The main location of Backdrop's background fetch cache code is in _backdrop_bootstrap_page_cache(). The central concept is that when a cached page expires, Backdrop serves one stale copy back to the browser, but keeps the PHP process open to generate a fresh cache for the next request.

This section of code in particular is responsible for closing the connection between the web server and PHP. Which is intended to let PHP continue processing while the web server returns the cached page to the browser:


      // Close the connection immediately if we are about to serve an expired
      // cache entry. This allows for background processing without holding up
      // the browser.
      if ($cache_expired) {
        header('Connection: close');
      }

      // End the request and send the response to the browser. This call has
      // error suppression on it as some PHP versions may require it (PHP 5.3)
      // but other PHP versions throw a warning (PHP 5.5).
      @ob_end_flush();

      // Flushing for PHP-FPM based installations.
      if (function_exists('fastcgi_finish_request')) {
        fastcgi_finish_request();
      }
      // Flushing for Apache mod_php installations.
      else {
        flush();
      }

I'm guessing what's happening here is that LiteSpeed needs a specialized way of having PHP return HTML and close the connection to the web server. If the connection fails to be closed, you would end up with the same page rendered twice (one the old cached copy, and a second fresh copy). I did some searching and it looks like Symfony ran into the same problem recently: https://github.com/symfony/symfony/issues/42293. There apparently is a very poorly documented function litespeed_finish_request() that serves the same purpose for LiteSpeed servers.

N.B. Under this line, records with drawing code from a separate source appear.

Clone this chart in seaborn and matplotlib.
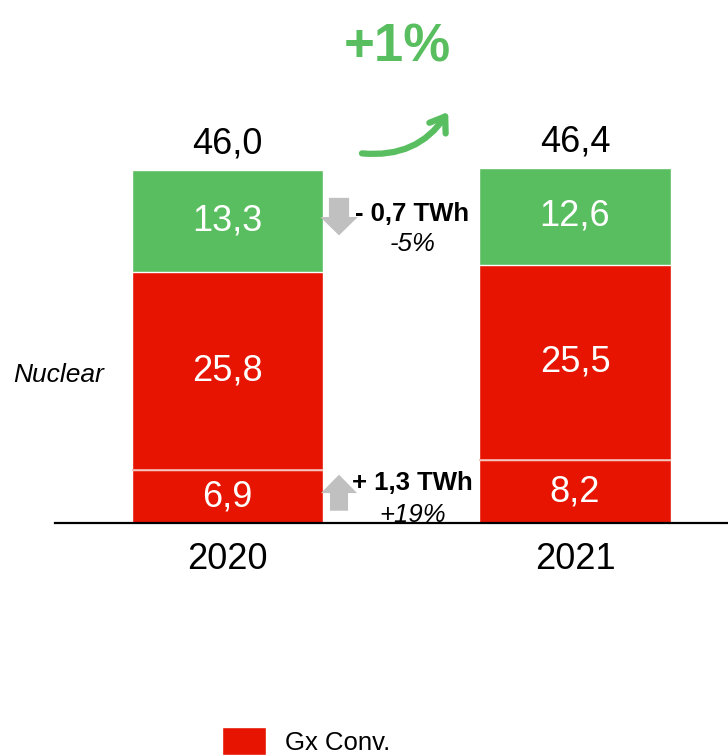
import matplotlib
matplotlib.use("Agg")
import matplotlib.pyplot as plt
from matplotlib.patches import FancyArrow, Patch
import pandas as pd
import seaborn as sns

years = ["2020", "2021"]
gx_conv = [6.9, 8.2]
nuclear = [25.8, 25.5]
renew = [13.3, 12.6]
totals = [46.0, 46.4]

red = "#E61400"
green = "#59BE5F"
grey = "#C0C0C0"

sns.set_style("white")
plt.rcParams["font.family"] = ["Liberation Sans", "DejaVu Sans"]
plt.rcParams["text.color"] = "black"
plt.rcParams["xtick.color"] = "black"

df = pd.DataFrame({"year": years, "gx": gx_conv, "nuc": nuclear, "ren": renew})
df["mid"] = df["gx"] + df["nuc"]
df["top"] = df["mid"] + df["ren"]

fig = plt.figure(figsize=(7.28, 7.56), dpi=100)
ax = fig.add_axes([55 / 728, 233 / 756, 1 - 55 / 728, 1 - 233 / 756])

bw = 0.55
sns.barplot(data=df, x="year", y="top", color=green, width=bw, ax=ax, saturation=1)
sns.barplot(data=df, x="year", y="mid", color=red, width=bw, ax=ax, saturation=1)
sns.barplot(data=df, x="year", y="gx", color=red, width=bw, ax=ax, saturation=1)
# thin light separator between the two red segments
ax.hlines(gx_conv, [i - bw / 2 for i in range(len(years))], [i + bw / 2 for i in range(len(years))],
          color="#f4b8b0", lw=1.2)

ax.set_xlim(-0.496, 1.44)
ax.set_ylim(0, 68.2)
ax.set_xlabel("")
ax.set_ylabel("")
ax.set_yticks([])
sns.despine(ax=ax, left=True, top=True, right=True)
ax.spines["bottom"].set_color("black")
ax.spines["bottom"].set_linewidth(1.6)
ax.tick_params(axis="x", length=0, pad=14, labelsize=26)

fmt = lambda v: f"{v:.1f}".replace(".", ",")
for i in range(len(years)):
    ax.text(i, gx_conv[i] / 2, fmt(gx_conv[i]), ha="center", va="center", color="white", fontsize=26)
    ax.text(i, gx_conv[i] + nuclear[i] / 2, fmt(nuclear[i]), ha="center", va="center", color="white", fontsize=26)
    ax.text(i, df["mid"][i] + renew[i] / 2, fmt(renew[i]), ha="center", va="center", color="white", fontsize=26)
    ax.annotate(fmt(totals[i]), (i, df["top"][i]), xytext=(0, 6), textcoords="offset points",
                ha="center", va="bottom", fontsize=26)

# side annotations
ax.add_patch(FancyArrow(0.321, 42.4, 0, -4.9, width=0.058, head_width=0.108, head_length=2.4,
                        length_includes_head=True, color=grey, lw=0))
ax.add_patch(FancyArrow(0.321, 1.6, 0, 4.7, width=0.052, head_width=0.104, head_length=2.4,
                        length_includes_head=True, color=grey, lw=0))
ax.text(0.531, 40.3, "- 0,7 TWh", ha="center", va="center", fontsize=18.5, fontweight="bold")
ax.text(0.533, 36.4, "-5%", ha="center", va="center", fontsize=18.5, style="italic")
ax.text(0.531, 5.2, "+ 1,3 TWh", ha="center", va="center", fontsize=18.5, fontweight="bold")
ax.text(0.533, 1.1, "+19%", ha="center", va="center", fontsize=18.5, style="italic", clip_on=True)

ax.text(0.49, 62.0, "+1%", ha="center", va="center", fontsize=38, fontweight="bold", color=green)
ax.annotate("", xy=(0.635, 53.6), xytext=(0.387, 48.2),
            arrowprops=dict(arrowstyle="->,head_length=1.0,head_width=0.7", color=green, lw=4.5,
                            connectionstyle="arc3,rad=0.3", shrinkA=0, shrinkB=0, capstyle="round"))

ax.text(-0.485, 19.3, "Nuclear", ha="center", va="center", fontsize=19, style="italic")

fig.legend(handles=[Patch(facecolor=red, label="Gx Conv.")], loc="center left",
           bbox_to_anchor=(222 / 728, 15 / 756), frameon=False, fontsize=18.5,
           handlelength=1.7, handleheight=1.3, handletextpad=0.75, borderaxespad=0, borderpad=0)

fig.savefig("out.png", dpi=100)
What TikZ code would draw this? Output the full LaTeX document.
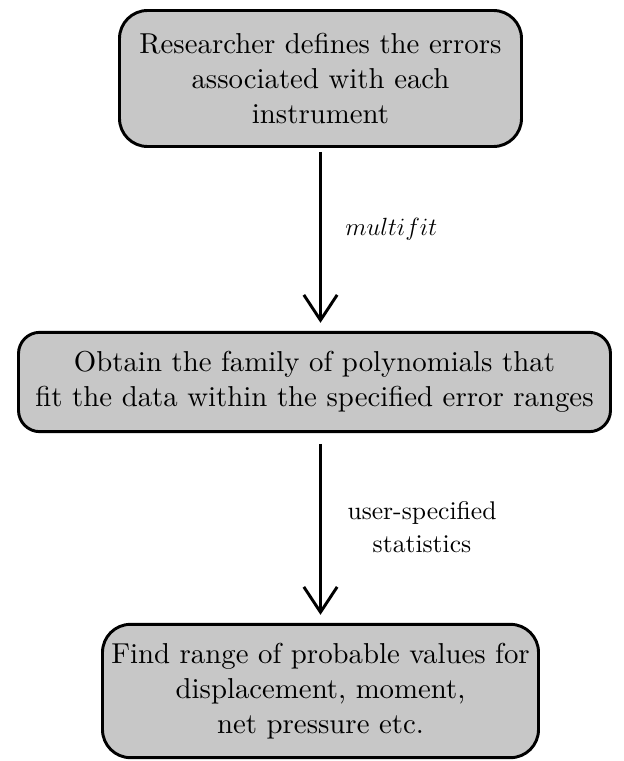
\documentclass[tikz,border=0pt]{standalone}
\usepackage{tikz}
\usetikzlibrary{arrows.meta}
\usepackage{amsmath}
\usepackage{fontspec}
\setmainfont{lmroman10-regular.otf}[BoldFont=lmroman10-bold.otf, ItalicFont=lmroman10-italic.otf]

\tikzset{
  stepbox/.style={draw, line width=2.2pt, fill=black!22, rounded corners=21pt, align=center, inner sep=0pt, font=\fontsize{21.6}{26.3}\selectfont},
  flowarrow/.style={line width=2.2pt, -{Straight Barb[length=19pt,width=25pt,line width=2.2pt]}},
  edgelabel/.style={align=center, inner sep=0pt, font=\fontsize{19.2}{24.75}\selectfont}
}

\begin{document}
\begin{tikzpicture}[x=0.75pt,y=0.75pt,yscale=-1,xscale=1]
\useasboundingbox (0,0) rectangle (624,761);

% Text Node
\node [stepbox, minimum width=301.5pt, minimum height=102pt] (res) at (320.5,78.5) {Researcher defines the errors\\associated with each\\instrument};
% Text Node
\node [stepbox, rounded corners=16pt, minimum width=444pt, minimum height=74.5pt] (obt) at (314.5,382) {Obtain the family of polynomials that\\fit the data within the specified error ranges};
% Text Node
\node [stepbox, minimum width=327pt, minimum height=100pt] (fin) at (320.5,691) {Find range of probable values for\\displacement, moment,\\net pressure etc.};

%Straight Lines
\draw [flowarrow, shorten <=3pt, shorten >=6pt] (res.south) -- (res.south |- obt.north);
%Straight Lines
\draw [flowarrow, shorten <=8pt, shorten >=6pt] (fin.north |- obt.south) -- (fin.north);

% Text Node
\node [edgelabel, font=\fontsize{18.4}{24}\selectfont, anchor=west] (mf) at (345,229) {\scalebox{1.08}{$multifit$}};
% Text Node
\node [edgelabel] (stat) at (422,527) {user-specified\\statistics};

\end{tikzpicture}
\end{document}
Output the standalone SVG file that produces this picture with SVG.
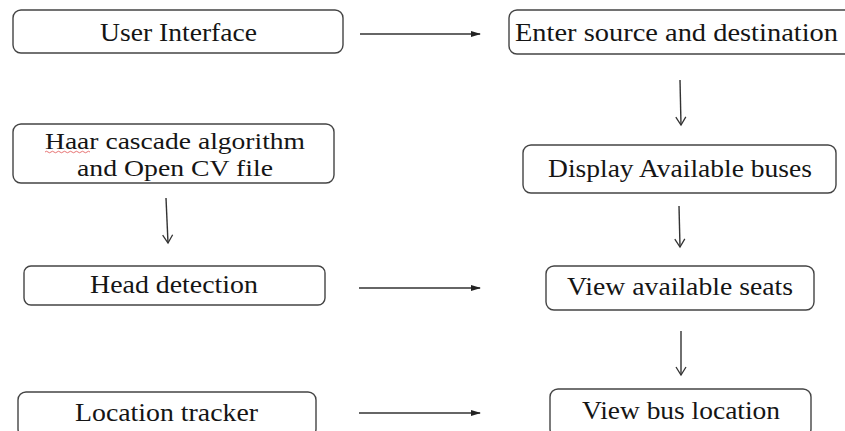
<svg xmlns="http://www.w3.org/2000/svg" width="845" height="431" viewBox="0 0 845 431">
<style>
.box{fill:#fff;stroke:#444;stroke-width:1.4}
.t{font-family:'Liberation Serif','Times New Roman',serif;font-size:26px;fill:#151515}
.t2{font-size:23px}
.c{stroke:#333;stroke-width:1.4;fill:none}
</style>
<defs>
<marker id="fh" markerWidth="10" markerHeight="8" refX="9" refY="4" orient="auto" markerUnits="userSpaceOnUse">
<path d="M0,1 L10,4 L0,7 Z" fill="#222"/>
</marker>
<marker id="oh" markerWidth="12" markerHeight="12" refX="10" refY="6" orient="auto" markerUnits="userSpaceOnUse">
<path d="M2,1 L10,6 L2,11" fill="none" stroke="#333" stroke-width="1.3"/>
</marker>
</defs>
<rect width="845" height="431" fill="#fff"/>
<g id="user-interface">
<rect class="box" x="13" y="10" width="330" height="43" rx="8"/>
<text class="t" x="100" y="41" textLength="157" lengthAdjust="spacingAndGlyphs">User Interface</text>
</g>
<g id="enter-source">
<rect class="box" x="509" y="10" width="345" height="44" rx="8"/>
<text class="t" x="515" y="41" textLength="323" lengthAdjust="spacingAndGlyphs">Enter source and destination</text>
</g>
<g id="haar">
<rect class="box" x="13" y="124" width="321" height="59" rx="8"/>
<text class="t t2" x="45" y="149" textLength="260" lengthAdjust="spacingAndGlyphs">Haar cascade algorithm</text>
<text class="t t2" x="77" y="176" textLength="196" lengthAdjust="spacingAndGlyphs">and Open CV file</text>
<path d="M45,152 q1.5,-1.5 3,0 t3,0 t3,0 t3,0 t3,0 t3,0 t3,0 t3,0 t3,0 t3,0 t3,0 t3,0 t3,0 t3,0 t3,0" fill="none" stroke="#e05050" stroke-width="0.8"/>
</g>
<g id="display-buses">
<rect class="box" x="523" y="145" width="313" height="48" rx="8"/>
<text class="t" x="548" y="177" textLength="264" lengthAdjust="spacingAndGlyphs">Display Available buses</text>
</g>
<g id="head-detection">
<rect class="box" x="24" y="266" width="301" height="39" rx="7"/>
<text class="t" x="90" y="293" textLength="168" lengthAdjust="spacingAndGlyphs">Head detection</text>
</g>
<g id="view-seats">
<rect class="box" x="546" y="266" width="268" height="44" rx="8"/>
<text class="t" x="567" y="295" textLength="226" lengthAdjust="spacingAndGlyphs">View available seats</text>
</g>
<g id="location-tracker">
<rect class="box" x="18" y="392" width="298" height="45" rx="8"/>
<text class="t" x="75" y="421" textLength="183" lengthAdjust="spacingAndGlyphs">Location tracker</text>
</g>
<g id="view-bus-location">
<rect class="box" x="550" y="389" width="261" height="48" rx="8"/>
<text class="t" x="582" y="419" textLength="198" lengthAdjust="spacingAndGlyphs">View bus location</text>
</g>
<g id="connectors">
<line class="c" x1="360" y1="34" x2="480" y2="34" marker-end="url(#fh)"/>
<line class="c" x1="680" y1="80" x2="681" y2="125" marker-end="url(#oh)"/>
<line class="c" x1="166" y1="198" x2="168" y2="243" marker-end="url(#oh)"/>
<line class="c" x1="679" y1="206" x2="680" y2="247" marker-end="url(#oh)"/>
<line class="c" x1="359" y1="288" x2="480" y2="288" marker-end="url(#fh)"/>
<line class="c" x1="681" y1="331" x2="681" y2="375" stroke-width="1.8" marker-end="url(#oh)"/>
<line class="c" x1="359" y1="413" x2="480" y2="413" marker-end="url(#fh)"/>
</g>
</svg>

Separately, I'm not sure this really counts as a bug report, since we only officially support Apache and nginx (see Requirements). If we add this (add the corresponding backdrop_is_litespeed() function), we may be indicating official support.

quicksketch commented 2 years ago

I don't have a LiteSpeed server set up to test, but I think this PR should solve the fundamental problem: https://github.com/backdrop/backdrop/pull/3981.

argiepiano commented 2 years ago

I've reviewed and tested on my LiteSpeed server, and this patch solves the issue. LGTM 👍🏽 Thanks, @quicksketch!

I'm not sure how to mark this issue if it's not considered a bug. Feature request? Task?

indigoxela commented 2 years ago

I'm not sure this really counts as a bug report, since we only officially support Apache and nginx ... we may be indicating official support.

Fair enough. Then it's (sort of) a new feature. I think, we should support LiteSpeed, as its usage seems to increase.

yorkshire-pudding commented 2 years ago

I've tested on my LiteSpeed Server and it fixes the issue. I agree that we should support LiteSpeed going forward; my host, Kualo, has moved to it and more and more are using it. If we want to badge Backdrop as being suitable for shared hosting, then we should probably support this as more shared hosts implement it. There is an open source version (Open LiteSpeed).

quicksketch commented 2 years ago

Thanks @argiepiano and @yorkshire-pudding! Could either (or both) of you take a look at the other LiteSpeed issues we have open?

I merged https://github.com/backdrop/backdrop/pull/3981 into 1.x and 1.21.x. "Bug" or "Feature", I don't think there's any harm in getting this into the next bugfix release.

yorkshire-pudding commented 2 years ago

Thanks @quicksketch - I've looked at all those: I've tested #5524 and #5150 and both work. I've added comments to #3584 and #3386 to confirm that I do not experience these issues on LiteSpeed. I think they are/were limited just to OpenLiteSpeed. It may be that these are now sorted, but I'm not sure how to test that as setting up a test server outside lando is a bit beyond me.

quicksketch commented 2 years ago

Thank you @yorkshire-pudding! I didn't realize there would be a difference between LiteSpeed and OpenLiteSpeed. I appreciate your checking on each of them.